Directions for this task -
Reproduce exactly only the lines from the line that holds "Rebuild this chart" to the line that holds "import matplotlib.pyplot as plt", inclusive, in the listing below, and please leave out every picture.

Material supplied -
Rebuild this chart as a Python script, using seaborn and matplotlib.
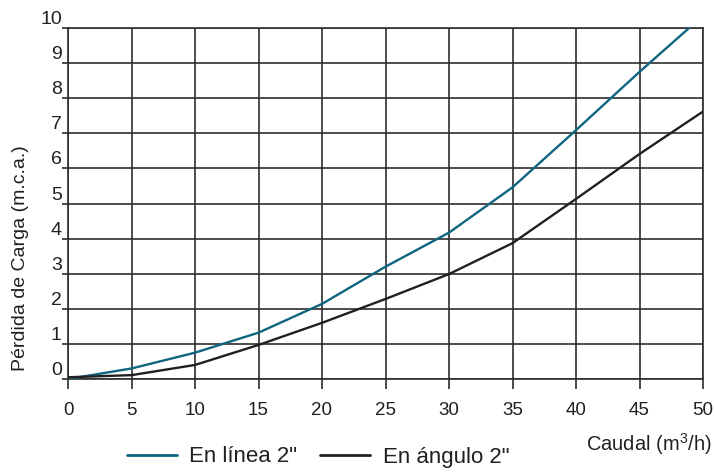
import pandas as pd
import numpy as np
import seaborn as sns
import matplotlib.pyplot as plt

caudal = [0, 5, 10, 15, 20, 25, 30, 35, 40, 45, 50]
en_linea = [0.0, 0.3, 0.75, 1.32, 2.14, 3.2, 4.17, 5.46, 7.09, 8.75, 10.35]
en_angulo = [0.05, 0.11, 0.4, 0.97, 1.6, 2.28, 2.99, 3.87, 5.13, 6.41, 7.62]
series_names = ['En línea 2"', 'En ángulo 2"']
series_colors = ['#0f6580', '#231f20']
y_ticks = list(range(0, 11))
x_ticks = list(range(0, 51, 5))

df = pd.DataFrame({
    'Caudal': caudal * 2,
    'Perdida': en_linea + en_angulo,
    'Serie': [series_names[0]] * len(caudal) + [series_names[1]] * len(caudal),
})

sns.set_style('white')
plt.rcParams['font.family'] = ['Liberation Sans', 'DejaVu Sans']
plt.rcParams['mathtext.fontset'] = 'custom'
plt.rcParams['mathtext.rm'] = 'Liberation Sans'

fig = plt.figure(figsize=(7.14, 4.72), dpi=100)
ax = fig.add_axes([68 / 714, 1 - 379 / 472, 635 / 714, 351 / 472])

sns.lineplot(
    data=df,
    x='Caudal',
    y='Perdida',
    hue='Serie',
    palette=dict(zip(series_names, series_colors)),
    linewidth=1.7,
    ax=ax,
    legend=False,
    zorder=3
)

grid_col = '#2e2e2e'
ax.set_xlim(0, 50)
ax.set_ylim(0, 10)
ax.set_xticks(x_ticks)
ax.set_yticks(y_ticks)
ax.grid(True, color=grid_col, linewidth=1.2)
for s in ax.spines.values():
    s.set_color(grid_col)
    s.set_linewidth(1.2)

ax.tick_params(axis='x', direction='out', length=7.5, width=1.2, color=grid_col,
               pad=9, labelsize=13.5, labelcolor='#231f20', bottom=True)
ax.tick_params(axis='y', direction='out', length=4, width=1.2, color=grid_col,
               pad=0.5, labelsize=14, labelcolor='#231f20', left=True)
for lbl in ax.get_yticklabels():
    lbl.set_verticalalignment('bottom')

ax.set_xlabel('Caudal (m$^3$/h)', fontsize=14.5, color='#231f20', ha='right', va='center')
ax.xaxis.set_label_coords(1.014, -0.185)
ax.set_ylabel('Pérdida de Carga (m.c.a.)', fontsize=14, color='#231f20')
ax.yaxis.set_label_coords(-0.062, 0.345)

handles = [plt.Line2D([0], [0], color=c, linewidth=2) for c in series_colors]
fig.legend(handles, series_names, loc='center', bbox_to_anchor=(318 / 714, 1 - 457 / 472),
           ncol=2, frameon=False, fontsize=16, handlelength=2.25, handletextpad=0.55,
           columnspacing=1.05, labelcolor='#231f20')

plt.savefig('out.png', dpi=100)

--

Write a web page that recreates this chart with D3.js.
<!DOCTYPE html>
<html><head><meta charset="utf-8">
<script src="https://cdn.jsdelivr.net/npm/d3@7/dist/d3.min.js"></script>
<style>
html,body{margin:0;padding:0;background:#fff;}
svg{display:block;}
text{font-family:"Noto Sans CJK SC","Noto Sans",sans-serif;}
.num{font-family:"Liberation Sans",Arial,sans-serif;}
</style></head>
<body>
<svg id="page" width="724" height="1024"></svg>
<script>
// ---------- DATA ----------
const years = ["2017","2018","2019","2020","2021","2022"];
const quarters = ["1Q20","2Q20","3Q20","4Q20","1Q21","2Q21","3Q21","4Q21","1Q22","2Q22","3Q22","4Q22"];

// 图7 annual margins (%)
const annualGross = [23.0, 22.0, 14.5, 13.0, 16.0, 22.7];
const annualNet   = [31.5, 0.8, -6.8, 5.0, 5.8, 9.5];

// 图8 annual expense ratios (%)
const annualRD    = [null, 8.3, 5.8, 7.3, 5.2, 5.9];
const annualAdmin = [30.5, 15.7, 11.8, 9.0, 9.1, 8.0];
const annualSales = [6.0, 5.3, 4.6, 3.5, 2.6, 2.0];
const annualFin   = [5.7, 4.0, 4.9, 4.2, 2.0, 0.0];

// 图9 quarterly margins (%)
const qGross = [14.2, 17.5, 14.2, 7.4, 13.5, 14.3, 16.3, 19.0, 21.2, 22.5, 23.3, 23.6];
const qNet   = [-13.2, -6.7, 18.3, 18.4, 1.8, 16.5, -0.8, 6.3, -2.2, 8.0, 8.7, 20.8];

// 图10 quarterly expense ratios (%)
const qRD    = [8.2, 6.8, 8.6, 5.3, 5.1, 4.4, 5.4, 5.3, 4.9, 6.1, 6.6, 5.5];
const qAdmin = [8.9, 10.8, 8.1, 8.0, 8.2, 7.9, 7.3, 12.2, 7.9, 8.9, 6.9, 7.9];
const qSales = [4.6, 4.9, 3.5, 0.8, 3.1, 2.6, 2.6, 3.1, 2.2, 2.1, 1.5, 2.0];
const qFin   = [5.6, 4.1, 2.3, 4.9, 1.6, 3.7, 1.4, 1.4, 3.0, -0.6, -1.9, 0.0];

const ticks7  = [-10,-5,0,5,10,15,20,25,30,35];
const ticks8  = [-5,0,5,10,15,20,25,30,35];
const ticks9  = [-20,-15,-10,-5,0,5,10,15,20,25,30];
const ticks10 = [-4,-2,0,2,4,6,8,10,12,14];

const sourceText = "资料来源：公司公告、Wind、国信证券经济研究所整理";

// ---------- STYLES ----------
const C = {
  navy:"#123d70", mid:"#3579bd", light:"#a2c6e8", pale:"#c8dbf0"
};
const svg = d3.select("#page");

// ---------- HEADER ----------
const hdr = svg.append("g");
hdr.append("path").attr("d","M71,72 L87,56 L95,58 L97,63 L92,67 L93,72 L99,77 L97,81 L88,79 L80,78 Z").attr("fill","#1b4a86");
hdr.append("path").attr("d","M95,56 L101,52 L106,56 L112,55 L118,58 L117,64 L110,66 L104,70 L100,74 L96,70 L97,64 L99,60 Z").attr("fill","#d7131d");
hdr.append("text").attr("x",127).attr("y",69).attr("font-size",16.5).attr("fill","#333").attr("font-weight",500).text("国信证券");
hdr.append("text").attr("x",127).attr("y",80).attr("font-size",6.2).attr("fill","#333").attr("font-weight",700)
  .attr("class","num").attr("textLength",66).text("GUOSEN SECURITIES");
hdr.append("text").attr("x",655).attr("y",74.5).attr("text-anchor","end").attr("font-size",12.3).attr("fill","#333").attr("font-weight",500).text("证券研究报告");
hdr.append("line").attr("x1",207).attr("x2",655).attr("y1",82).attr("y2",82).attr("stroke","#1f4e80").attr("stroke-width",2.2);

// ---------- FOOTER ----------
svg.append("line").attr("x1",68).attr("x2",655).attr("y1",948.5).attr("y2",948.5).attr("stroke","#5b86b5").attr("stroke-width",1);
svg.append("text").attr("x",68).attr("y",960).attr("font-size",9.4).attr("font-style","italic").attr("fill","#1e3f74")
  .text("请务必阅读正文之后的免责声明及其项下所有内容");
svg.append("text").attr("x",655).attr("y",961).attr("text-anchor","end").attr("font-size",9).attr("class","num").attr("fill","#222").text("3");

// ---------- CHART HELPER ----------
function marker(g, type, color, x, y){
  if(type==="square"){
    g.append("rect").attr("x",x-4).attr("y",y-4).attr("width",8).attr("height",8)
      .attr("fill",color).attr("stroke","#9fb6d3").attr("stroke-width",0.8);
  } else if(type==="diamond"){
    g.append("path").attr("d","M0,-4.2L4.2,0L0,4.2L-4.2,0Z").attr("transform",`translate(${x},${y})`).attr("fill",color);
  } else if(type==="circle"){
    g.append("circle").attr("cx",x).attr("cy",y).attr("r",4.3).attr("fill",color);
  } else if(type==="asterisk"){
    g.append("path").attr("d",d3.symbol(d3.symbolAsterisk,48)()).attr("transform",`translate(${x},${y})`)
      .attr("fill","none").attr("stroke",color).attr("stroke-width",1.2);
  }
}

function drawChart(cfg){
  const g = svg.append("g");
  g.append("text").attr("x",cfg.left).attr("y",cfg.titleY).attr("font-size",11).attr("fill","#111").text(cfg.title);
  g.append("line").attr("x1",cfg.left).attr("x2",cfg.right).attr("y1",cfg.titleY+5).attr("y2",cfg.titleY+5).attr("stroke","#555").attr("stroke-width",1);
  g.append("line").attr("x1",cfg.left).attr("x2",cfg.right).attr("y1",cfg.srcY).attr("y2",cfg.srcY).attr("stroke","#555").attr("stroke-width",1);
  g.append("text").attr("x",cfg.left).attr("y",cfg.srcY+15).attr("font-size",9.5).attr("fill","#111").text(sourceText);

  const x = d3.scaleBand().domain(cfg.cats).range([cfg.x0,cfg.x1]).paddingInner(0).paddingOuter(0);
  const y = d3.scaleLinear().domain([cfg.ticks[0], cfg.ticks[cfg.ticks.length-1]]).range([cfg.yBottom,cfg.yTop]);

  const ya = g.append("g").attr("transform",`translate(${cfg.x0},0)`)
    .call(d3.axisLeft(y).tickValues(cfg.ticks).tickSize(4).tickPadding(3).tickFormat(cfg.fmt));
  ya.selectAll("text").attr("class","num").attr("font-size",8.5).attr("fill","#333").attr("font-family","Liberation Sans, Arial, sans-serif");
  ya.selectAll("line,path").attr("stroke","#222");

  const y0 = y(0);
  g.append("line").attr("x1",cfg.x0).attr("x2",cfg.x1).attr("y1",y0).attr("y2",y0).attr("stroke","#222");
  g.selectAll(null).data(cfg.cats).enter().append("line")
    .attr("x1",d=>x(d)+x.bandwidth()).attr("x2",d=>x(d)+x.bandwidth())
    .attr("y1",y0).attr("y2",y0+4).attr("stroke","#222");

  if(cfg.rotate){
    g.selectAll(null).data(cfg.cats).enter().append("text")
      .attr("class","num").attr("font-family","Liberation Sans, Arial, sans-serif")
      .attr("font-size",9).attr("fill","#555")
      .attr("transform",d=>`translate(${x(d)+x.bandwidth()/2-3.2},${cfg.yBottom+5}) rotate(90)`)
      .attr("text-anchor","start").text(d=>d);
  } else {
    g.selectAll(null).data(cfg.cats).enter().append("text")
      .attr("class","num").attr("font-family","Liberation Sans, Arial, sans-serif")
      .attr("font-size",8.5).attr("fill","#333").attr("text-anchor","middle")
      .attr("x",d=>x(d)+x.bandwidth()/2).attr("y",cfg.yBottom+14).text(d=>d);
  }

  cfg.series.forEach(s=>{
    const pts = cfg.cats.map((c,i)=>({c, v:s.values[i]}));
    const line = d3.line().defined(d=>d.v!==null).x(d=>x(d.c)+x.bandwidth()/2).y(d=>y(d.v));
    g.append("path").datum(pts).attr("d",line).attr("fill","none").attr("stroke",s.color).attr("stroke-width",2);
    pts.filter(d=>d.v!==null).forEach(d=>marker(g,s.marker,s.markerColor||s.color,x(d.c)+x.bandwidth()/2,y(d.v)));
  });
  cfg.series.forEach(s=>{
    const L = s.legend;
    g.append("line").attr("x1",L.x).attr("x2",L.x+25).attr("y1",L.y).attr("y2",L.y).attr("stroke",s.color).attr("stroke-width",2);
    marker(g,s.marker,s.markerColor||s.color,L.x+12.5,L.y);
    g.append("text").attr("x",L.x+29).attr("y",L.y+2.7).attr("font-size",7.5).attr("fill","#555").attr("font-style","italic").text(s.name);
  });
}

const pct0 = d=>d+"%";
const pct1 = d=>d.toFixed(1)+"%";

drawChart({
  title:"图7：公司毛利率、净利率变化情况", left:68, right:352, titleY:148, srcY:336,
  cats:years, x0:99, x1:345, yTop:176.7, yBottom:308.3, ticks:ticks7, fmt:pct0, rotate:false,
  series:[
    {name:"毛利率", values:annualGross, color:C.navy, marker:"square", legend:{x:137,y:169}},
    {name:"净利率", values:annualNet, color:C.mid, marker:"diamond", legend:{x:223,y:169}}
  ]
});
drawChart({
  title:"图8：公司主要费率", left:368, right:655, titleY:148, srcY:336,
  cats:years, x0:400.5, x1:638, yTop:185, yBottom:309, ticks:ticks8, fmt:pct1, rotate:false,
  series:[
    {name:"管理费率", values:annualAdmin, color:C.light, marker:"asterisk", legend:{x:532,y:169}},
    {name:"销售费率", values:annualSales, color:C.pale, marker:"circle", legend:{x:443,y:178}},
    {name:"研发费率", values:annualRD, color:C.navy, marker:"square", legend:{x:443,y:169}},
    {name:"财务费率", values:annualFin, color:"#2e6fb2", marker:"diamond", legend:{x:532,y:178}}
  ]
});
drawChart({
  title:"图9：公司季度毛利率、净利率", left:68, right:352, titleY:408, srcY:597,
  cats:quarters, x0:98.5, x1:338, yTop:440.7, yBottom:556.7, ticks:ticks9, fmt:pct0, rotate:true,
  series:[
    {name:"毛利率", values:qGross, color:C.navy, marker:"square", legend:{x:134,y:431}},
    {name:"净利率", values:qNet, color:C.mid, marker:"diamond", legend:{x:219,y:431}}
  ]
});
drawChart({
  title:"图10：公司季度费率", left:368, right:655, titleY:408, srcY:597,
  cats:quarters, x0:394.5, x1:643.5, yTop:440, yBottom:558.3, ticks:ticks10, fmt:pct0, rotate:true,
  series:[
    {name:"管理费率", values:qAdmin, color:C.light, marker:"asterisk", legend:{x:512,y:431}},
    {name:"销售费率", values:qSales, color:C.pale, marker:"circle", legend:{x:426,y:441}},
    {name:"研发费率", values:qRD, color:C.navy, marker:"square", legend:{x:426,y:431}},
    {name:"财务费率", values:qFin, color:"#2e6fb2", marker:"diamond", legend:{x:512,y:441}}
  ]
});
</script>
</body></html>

Task result -
Rebuild this chart as a Python script, using seaborn and matplotlib.
import pandas as pd
import numpy as np
import seaborn as sns
import matplotlib.pyplot as plt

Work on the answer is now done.